I used a thermistor direct to old ICE radiator sensor wires - he uses an LM34 to a small processor - 

My Saturn used a 3k thermistor in the ICE - used the same and you can put a resistor in parallel with it (use 5k pot to find value) to up the sensitivity - show HOT at say 140 degrees ( instead of 200 in ICE )

Hope this helps!


----------



## gemmuj (Feb 22, 2008)

hi guys, 

to be honest with you, i have very limited knowlegde of building electronic curcuits and as a result, i know know idea what that diagram is showing. 

Is someone able to guild me as to where to purchase what i'm looking for, or how to make with with a list of materials or just something like that.

thank you

(sorry to be a pain)


----------



## chansen (Mar 13, 2009)

My fuel gauge has three wires to it.

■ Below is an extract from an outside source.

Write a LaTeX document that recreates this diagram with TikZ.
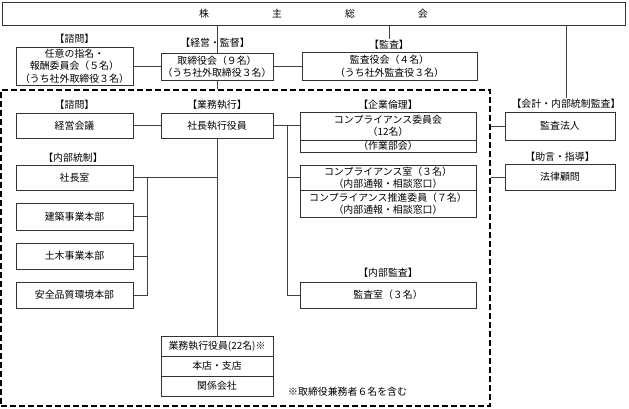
\documentclass[tikz,border=0pt]{standalone}
\usepackage{fontspec}
\setmainfont{Noto Sans CJK JP}
\usepackage{tikz}
\usetikzlibrary{calc}
\newcommand{\orgfont}{\fontsize{9.9}{12.5}\selectfont}
\newcommand{\spreadgap}{\hspace{63pt}}

\begin{document}
\begin{tikzpicture}[x=1pt,y=-1pt,
	unit/.style={draw=black!80, line width=0.8pt, fill=white, inner sep=0pt, align=center, font=\orgfont},
	tag/.style={inner sep=1pt, font=\orgfont},
	link/.style={draw=black!75, line width=0.6pt}]
	\useasboundingbox (0,0) rectangle (629,409);

	% top level
	\node[unit, minimum width=623, minimum height=23] (shareholders) at (313.5,13.5) {株\spreadgap 主\spreadgap 総\spreadgap 会};
	\node[unit, minimum width=117, minimum height=38] (nomcomm) at (74.5,66) {任意の指名・\\報酬委員会（５名）\\（うち社外取締役３名）};
	\node[unit, minimum width=112, minimum height=27] (board) at (217,66.5) {取締役会（９名）\\（うち社外取締役３名）};
	\node[unit, minimum width=175, minimum height=28] (auditbd) at (389.5,66) {監査役会（４名）\\（うち社外監査役３名）};
	\node[tag] (tagconsulta) at (74.5,39) {【諮問】};
	\node[tag] (tagmanage) at (215,43) {【経営・監督】};
	\node[tag] (tagaudit) at (389,45) {【監査】};

	% execution frame
	\node[draw, dashed, dash pattern=on 6pt off 3pt, line width=1.4pt, minimum width=489, minimum height=316] (frame) at (245.5,248) {};

	\node[unit, minimum width=117, minimum height=25] (mgmtmtg) at (74.5,125.5) {経営会議};
	\node[unit, minimum width=112, minimum height=25] (president) at (217,125.5) {社長執行役員};
	\node[tag] (tagconsultb) at (74.5,105) {【諮問】};
	\node[tag] (tagexec) at (217,105) {【業務執行】};

	\node[unit, minimum width=176, minimum height=28] (ethics) at (388,126) {コンプライアンス委員会\\（12名）};
	\node[unit, minimum width=176, minimum height=12] (workgrp) at (388,146) {（作業部会）};
	\node[tag] (tagethics) at (388,105) {【企業倫理】};
	\node[unit, minimum width=176, minimum height=25] (cpoffice) at (388,177.5) {コンプライアンス室（３名）\\（内部通報・相談窓口）};
	\node[unit, minimum width=176, minimum height=27] (cpstaff) at (388,203.5) {コンプライアンス推進委員（７名）\\（内部通報・相談窓口）};
	\node[unit, minimum width=176, minimum height=26] (auditroom) at (388,295) {監査室（３名）};
	\node[tag] (taginaudit) at (388,273) {【内部監査】};

	\node[tag] (tagcontrol) at (73,158) {【内部統制】};
	\node[unit, minimum width=117, minimum height=25] (presoffice) at (74.5,177.5) {社長室};
	\node[unit, minimum width=117, minimum height=27] (archdiv) at (74.5,216.5) {建築事業本部};
	\node[unit, minimum width=117, minimum height=26] (civildiv) at (74.5,256) {土木事業本部};
	\node[unit, minimum width=117, minimum height=26] (safetydiv) at (74.5,295) {安全品質環境本部};

	\node[unit, minimum width=112, minimum height=20] (officers) at (217,346) {業務執行役員(22名)※};
	\node[unit, minimum width=112, minimum height=20] (branches) at (217,366) {本店・支店};
	\node[unit, minimum width=112, minimum height=20] (affiliates) at (217,386) {関係会社};
	\node[tag, anchor=west] (note) at (287,392) {※取締役兼務者６名を含む};

	% outside
	\node[tag] (tagacct) at (566,104) {【会計・内部統制監査】};
	\node[unit, minimum width=110, minimum height=28] (acctaudit) at (560,126) {監査法人};
	\node[tag] (tagadvice) at (560,157) {【助言・指導】};
	\node[unit, minimum width=110, minimum height=26] (lawyer) at (560,177) {法律顧問};

	\coordinate (lbus) at (147,177.5);
	\coordinate (rbus) at (287,125.5);

	\draw[link] (board.north |- shareholders.south) -- (board.north);
	\draw[link] (nomcomm.east |- board.west) -- (board.west);
	\draw[link] (board.east) -- (auditbd.west |- board.east);
	\draw[link] (tagaudit.north |- shareholders.south) -- (tagaudit.north);
	\draw[link] (tagacct.north |- shareholders.south) -- (tagacct.north);
	\draw[link] (board.south) -- (board.south |- frame.north);
	\draw[link] (mgmtmtg.east) -- (president.west);
	\draw[link] (president.south) -- (officers.north);
	\draw[link] (president.east) -- (ethics.west |- president.east);
	\draw[link] (rbus) |- (auditroom.west);
	\draw[link] (rbus |- cpoffice.west) -- (cpoffice.west);
	\draw[link] (presoffice.east) -- (presoffice.east -| president.south);
	\draw[link] (lbus) |- (safetydiv.east);
	\draw[link] (lbus |- archdiv.east) -- (archdiv.east);
	\draw[link] (lbus |- civildiv.east) -- (civildiv.east);
	\draw[link] (acctaudit.west -| frame.east) -- (acctaudit.west);
	\draw[link] (lawyer.west -| frame.east) -- (lawyer.west);
\end{tikzpicture}
\end{document}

Anyone know how these things work?


----------



## Jimdear2 (Oct 12, 2008)

chansen said:


> My fuel gauge has three wires to it. Anyone know how these things work?


Are the extra wires for a low fuel warning light?


----------



## Dave Koller (Nov 15, 2008)

chansen said:


> My fuel gauge has three wires to it. Anyone know how these things work?


Car type? Picture? Could be anything (plus, minus, transducer input, or dash light - grounded case?)


----------